Ketua JPIC se-regio Jawa Pastor Aleks Dato SSCC sengaja memilih tempat yang sangat sederhana dan asri untuk pertemuan kami, berbeda dengan pertemuan-pertemuan sebelumnya yang biasanya diadakan di tempat yang nyaman, aman dan fasilitas serba ada, dengan maksud agar kami juga mengenal dan memahami lebih dekat kondisi masyarakat Cibatu Belah yang rentan dengan masalah-masalah sosial sehingga memicu para penduduknya terutama kaum wanita untuk mengadu nasib ke negeri orang.

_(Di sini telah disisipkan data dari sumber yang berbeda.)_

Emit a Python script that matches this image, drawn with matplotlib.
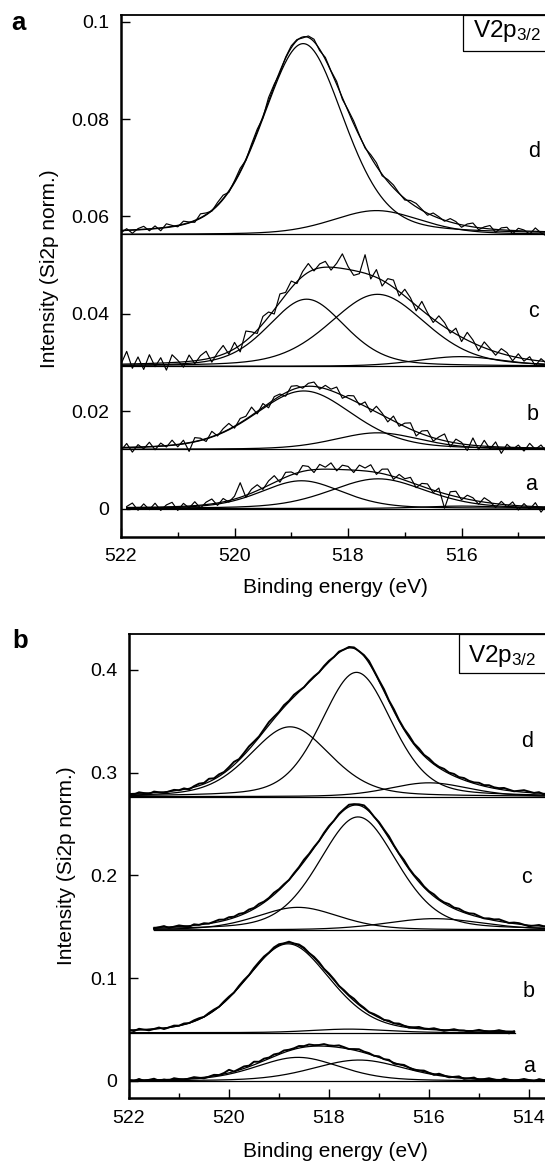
import numpy as np
import matplotlib
matplotlib.use('Agg')
import matplotlib.pyplot as plt
from matplotlib.patches import Rectangle

plt.rcParams['font.family'] = ['Liberation Sans', 'DejaVu Sans']
plt.rcParams['mathtext.fontset'] = 'custom'
plt.rcParams['mathtext.rm'] = 'Liberation Sans'
plt.rcParams['mathtext.it'] = 'Liberation Sans:italic'

W, H = 545, 1161
spec_names = ['a', 'b', 'c', 'd']

# ---------------- panel a (top) ----------------
top_xlim = (522.0, 514.53)
top_ylim = (-0.00575, 0.10144)
top_yticks = [0, 0.02, 0.04, 0.06, 0.08, 0.1]
top_yticklabels = ['0', '0.02', '0.04', '0.06', '0.08', '0.1']
top_xticks = [522, 520, 518, 516]
top_xminor = [521, 519, 517, 515]

# offset (baseline) of each spectrum a..d
top_base = [0.0, 0.01215, 0.0292, 0.0563]
# fitted components: position (eV), height, fwhm (eV)
top_pos = [[518.82, 517.47, 516.0], [518.78, 517.48], [518.73, 517.48, 516.02], [518.79, 517.50]]
top_amp = [[0.0057, 0.0061, 0.0005], [0.0120, 0.0034], [0.0138, 0.0148, 0.0020], [0.0392, 0.0049]]
top_fwhm = [[1.7, 2.0, 1.6], [2.05, 1.8], [1.6, 2.0, 1.8], [1.70, 1.85]]
# measured spectra: first energy, deviation from fit (1e-4) every 0.1 eV
top_start = [521.9, 522.0, 522.0, 522.0]
top_noise = [
    [2, 9, -6, 7, -5, 8, -7, 4, 9, -8,
     6, -4, 8, -6, 5, 10, -5, 7, -3, 6,
     30, -4, 8, 12, -3, 9, 14, -5, 10, 6,
     -4, 12, 8, -6, 10, 4, 13, -3, 9, 7,
     -5, 11, 6, 14, -4, 9, 12, -6, 8, 3,
     10, -7, 6, 9, -5, 8, -30, 7, 11, -4,
     8, 5, -6, 9, 3, -8, 6, -4, 7, -9,
     5, -6, 8, -11, 4, -7, 6],
    [-6, 8, -10, 5, -4, 9, -7, 6, -3, 10,
     -5, 7, -18, 8, 4, -6, 11, -3, 7, 12,
     -4, 9, 6, 17, -5, 8, -9, 6, 4, -7,
     8, 5, -3, 6, 9, -4, 7, 3, 12, -6,
     5, 10, -3, 9, -6, 12, 4, -8, 10, -5,
     7, 13, -9, 6, 11, -7, 5, 14, -10, 8,
     3, -12, 15, -8, 12, -5, 10, -13, 6, -4,
     5, -7, 9, -3, 6, -8, 5],
    [0, 26, -9, 14, -12, 18, -7, 11, -15, 16,
     4, -11, 13, -6, 9, 16, -9, 7, 18, -5,
     13, -14, 20, 8, -7, 15, 10, -9, 17, 5,
     14, -4, 10, 18, -3, 8, 12, -6, 9, 30,
     6, -10, -4, 38, -8, 16, -12, 10, 15, -9,
     14, 6, -11, 18, 4, -7, 15, 9, -5, 12,
     -9, 16, 6, -11, 12, 3, -7, 10, 5, -9,
     8, -5, 6, -11, 5, -4, 7],
    [-5, 3, -7, 2, 6, -4, 5, -6, 7, 2,
     -3, 6, 1, -4, 8, 3, -2, 5, 7, -3,
     2, 6, -2, 4, 5, -3, 7, 3, -4, 2,
     4, 2, -2, 3, 5, -3, 4, 1, 6, -3,
     3, 6, 2, -2, 5, 7, -3, 4, 6, 1,
     -3, 5, 7, 2, -4, 6, 3, -2, 7, 4,
     -5, 4, 8, -4, 3, 7, -6, 4, 6, -7,
     5, 2, -6, 7, -3, -9, 4],
]
top_end = [514.53, 514.53, 514.53, 514.53]

# ---------------- panel b (bottom) ----------------
bot_xlim = (522.0, 513.68)
bot_ylim = (-0.01684, 0.43474)
bot_yticks = [0, 0.1, 0.2, 0.3, 0.4]
bot_yticklabels = ['0', '0.1', '0.2', '0.3', '0.4']
bot_xticks = [522, 520, 518, 516, 514]
bot_xminor = [521, 519, 517, 515]

bot_base = [0.0, 0.047, 0.147, 0.2767]
bot_pos = [[518.62, 517.40], [518.82, 517.6], [518.62, 517.42, 515.89], [518.78, 517.45, 516.0]]
bot_amp = [[0.0230, 0.0204], [0.0865, 0.0035], [0.022, 0.110, 0.011], [0.068, 0.121, 0.0135]]
bot_fwhm = [[2.0, 2.2], [2.0, 1.8], [1.95, 1.85, 2.3], [1.9, 1.67, 1.9]]
# deviation from fit (1e-3) every 0.1 eV
bot_start = [522.0, 522.0, 521.5, 522.0]
bot_noise = [
    [0, -1, 1, -1, 0, 1, -1, 0, -1, 1,
     0, -1, 0, 1, 0, -1, 0, 1, 0, 1,
     3, 0, 1, 2, 1, 3, 1, 2, 1, 2,
     1, 2, 1, 1, 2, 1, 2, 1, 1, 2,
     1, 1, 2, 1, 0, 1, 2, 1, 1, 0,
     1, 0, 1, -1, 0, 1, 0, -1, 0, 1,
     0, -1, 1, 0, -1, 0, 1, -1, 0, 1,
     -1, 0, 1, 0, -1, 1, 0, -1, 0, 1,
     0, -1, 1, 0, 1],
    [0, -1, 1, 0, -1, 0, 1, -1, 0, 1,
     0, 1, 0, 1, 1, 0, 1, 1, 0, 1,
     1, 0, 1, 1, 0, 1, 1, 1, 0, 1,
     1, 0, 1, 0, 1, 1, 0, 1, 1, 0,
     1, 1, 0, 1, 1, 2, 1, 1, 0, 1,
     1, 0, 1, 0, 1, 0, -1, 0, 1, 0,
     0, 1, 0, -1, 0, 1, 0, 0, -1, 0,
     1, 0, -1, 0, 1, 0, -2, 0],
    [-1, 0, 1, -1, 0, 1, 0, -1, 1, 0,
     1, 0, 1, 2, 1, 2, 1, 2, 1, 2,
     1, 2, 1, 1, 2, 1, 1, 0, 1, 1,
     2, 1, 1, 0, 1, 1, 0, 1, 1, 2,
     1, 1, 2, 1, 0, 1, 1, 2, 1, 1,
     2, 1, 1, 2, 1, 1, 2, 1, 1, 2,
     1, 2, 1, 1, 2, 1, 0, 1, 1, 2,
     1, 0, 1, 1, 0, -1, 0, 1, 0, 1],
    [0, -1, 1, 0, -1, 1, 0, -1, 0, 1,
     0, 1, -1, 1, 2, 1, 3, 1, 2, 1,
     2, 3, 1, 2, 3, 2, 1, 2, 3, 2,
     1, 2, 1, 2, 1, 0, 1, 1, 0, 1,
     1, 0, 1, 0, 1, 1, 0, 1, 2, 1,
     1, 2, 1, 2, 1, 1, 2, 1, 2, 1,
     2, 1, 1, 2, 1, 2, 1, 2, 1, 1,
     2, 1, 2, 1, 1, 2, 1, 0, 1, 2,
     1, 0, 1, -1, 0],
]
bot_end = [513.68, 514.29, 513.68, 513.68]


def pv(e, pos, amp, fwhm, eta=0.3):
    # pseudo-Voigt peak shape used by the fit
    u = (np.asarray(e) - pos) / fwhm
    return amp * (eta / (1 + 4 * u**2) + (1 - eta) * np.exp(-4 * np.log(2) * u**2))


def draw_panel(ax, base, pos, amp, fwhm, start, noise, scale, end, data_lw):
    for i in range(len(base)):
        e_fit = np.linspace(start[i], end[i], 600)
        # baseline
        ax.plot([start[i], end[i]], [base[i], base[i]], color='k', lw=0.9)
        env = np.full_like(e_fit, base[i])
        for p, a, w in zip(pos[i], amp[i], fwhm[i]):
            comp = pv(e_fit, p, a, w)
            ax.plot(e_fit, base[i] + comp, color='k', lw=0.9)
            env = env + comp
        ax.plot(e_fit, env, color='k', lw=0.9)
        # measured data
        e_d = start[i] - 0.1 * np.arange(len(noise[i]))
        y_d = base[i] + sum(pv(e_d, p, a, w) for p, a, w in zip(pos[i], amp[i], fwhm[i]))
        y_d = y_d + np.array(noise[i]) * scale
        ax.plot(e_d, y_d, color='k', lw=data_lw)


def style_axes(ax, xlim, ylim, xticks, xminor, yticks, yticklabels):
    ax.set_xlim(xlim)
    ax.set_ylim(ylim)
    ax.set_xticks(xticks)
    ax.set_xticklabels([str(t) for t in xticks])
    ax.set_xticks(xminor, minor=True)
    ax.set_yticks(yticks)
    ax.set_yticklabels(yticklabels)
    ax.tick_params(axis='both', which='both', direction='in', labelsize=14, pad=8.3, width=1)
    ax.tick_params(axis='x', which='major', length=6.7)
    ax.tick_params(axis='x', which='minor', length=3.8)
    ax.tick_params(axis='y', which='major', length=6.7)
    ax.spines['right'].set_visible(False)
    ax.spines['left'].set_linewidth(1.8)
    ax.spines['bottom'].set_linewidth(1.8)
    ax.spines['top'].set_linewidth(1.3)


fig = plt.figure(figsize=(W / 100, H / 100), dpi=100)


def ptext(x, y, s, **kw):
    # place text using pixel coordinates of the picture
    return fig.text(x / W, 1 - y / H, s, **kw)


def pbox(x0, y0, x1, y1):
    r = Rectangle((x0 / W, 1 - y1 / H), (x1 - x0) / W, (y1 - y0) / H,
                  transform=fig.transFigure, fill=False, ec='k', lw=0.9, clip_on=False)
    fig.patches.append(r)


# top axes, pixels: left 121, top 14.7, bottom 536.5
ax1 = fig.add_axes([121 / W, 1 - 536.5 / H, (W - 121) / W, (536.5 - 14.7) / H])
draw_panel(ax1, top_base, top_pos, top_amp, top_fwhm, top_start, top_noise, 1e-4, top_end, 0.85)
style_axes(ax1, top_xlim, top_ylim, top_xticks, top_xminor, top_yticks, top_yticklabels)

# bottom axes, pixels: left 129, top 634.3, bottom 1098.3
ax2 = fig.add_axes([129 / W, 1 - 1098.3 / H, (W - 129) / W, (1098.3 - 634.3) / H])
draw_panel(ax2, bot_base, bot_pos, bot_amp, bot_fwhm, bot_start, bot_noise, 1e-3, bot_end, 1.4)
style_axes(ax2, bot_xlim, bot_ylim, bot_xticks, bot_xminor, bot_yticks, bot_yticklabels)

# axis labels
ptext(243.3, 593.0, 'Binding energy (eV)', fontsize=15, va='baseline', ha='left')
ptext(243.3, 1157.0, 'Binding energy (eV)', fontsize=15, va='baseline', ha='left')
ptext(49.5, 269, 'Intensity (Si2p norm.)', fontsize=15, rotation=90, va='center', ha='center')
ptext(66, 866, 'Intensity (Si2p norm.)', fontsize=15, rotation=90, va='center', ha='center')

# panel letters
ptext(11.7, 30, 'a', fontsize=18.5, fontweight='bold', va='baseline')
ptext(12.2, 648.3, 'b', fontsize=18.5, fontweight='bold', va='baseline')

# V2p3/2 boxes (cut by the right edge like the original)
pbox(463.3, 14.7, 600, 51)
ptext(473.3, 37.3, r'V2p$_{\mathrm{3/2}}$', fontsize=17.5, va='baseline')
pbox(458.8, 634.3, 600, 672.7)
ptext(467.5, 661.7, r'V2p$_{\mathrm{3/2}}$', fontsize=17.5, va='baseline')

# spectrum labels
top_lab_xy = [(525, 490), (526.7, 420), (528.3, 317.3), (528, 156.7)]
bot_lab_xy = [(523, 1071.7), (523, 996.7), (521.4, 883.3), (521.4, 746.7)]
for s, (x, y) in zip(spec_names, top_lab_xy):
    ptext(x, y, s, fontsize=15.5, va='baseline')
for s, (x, y) in zip(spec_names, bot_lab_xy):
    ptext(x, y, s, fontsize=15.5, va='baseline')

fig.savefig('out.png', dpi=100)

Narasumber pertemuan tersebut adalah Romo Koko, Pr dari Komisi Migran dan Perantau KWI. Beliau memberikan pelatihan dengan memperdalam Ajaran Sosial Gereja serta aplikasinya dengan masalah yang saat ini kita hadapi, terutama Gerakan Aktif Tanpa Kekerasan (GATK) yang selalu marak di kalangan masyarakat baik di desa maupun di kota. Setelah itu kami juga diajak untuk melakukan analisa sosial SWOT, yang akan digunakan untuk mengidentifikasi berbagai faktor serta merumuskan strategi yang tepat bagi organisasi. Pertemuan tersebut dihadiri oleh perwakilan JPIC yang ada yaitu suster-suster Ursulin, OP, Tarakanita/CB, bruder-bruder RGS, PI, MTB, OMI, O Carm, OFM, SSCC, SSPS, SND, serta wakil dari Keuskupan Bandung, Keuskupan Purwokerto dan Keuskupan Semarang.

Masyarakat Cibatu Belah sangat rentan mengalami kawin-cerai karena masalah ekonomi yang menghimpitnya. Walaupun daerah itu sangat subur lahan perkebunan maupun persawahannya, namun generasi mudanya tidak banyak yang mau menggarap lahan tersebut dengan alasan yang sangat klasik, yaitu faktor ekonomi. Mereka lebih tertarik untuk mengadu nasib menjadi TKI di Malaysia untuk mengejar ringgit yang nilai tukarnya terhadap dollar lebih tinggi daripada rupiah. Namun kenyataannya hal itu tidak terlalu mampu meningkatkan kondisi ekonomi mereka, sehingga akhirnya banyak masyarakat yang berangkat ke Arab Saudi, Abu Dhabi, Oman dan negara – negara  Timur Tengah lainnya untuk mencapai taraf hidup yang lebih tinggi. Memang, jika melihat rumah-rumah bagus di daerah tersebut yang di halaman rumahnya  ada kendaraan baik mobil maupun sepeda motor, sudah dapat dipastikan bahwa anggota rumah tersebut pasti ada yang menjadi TKI di negara-negara Timur Tengah.  Namun sebaliknya, tidak sedikit juga dari mereka yang mengalami penderitaan yang sangat memprihatinkan, sehingga sebenarnya menjadi TKI bukan selalu merupakan pilihan yang tepat.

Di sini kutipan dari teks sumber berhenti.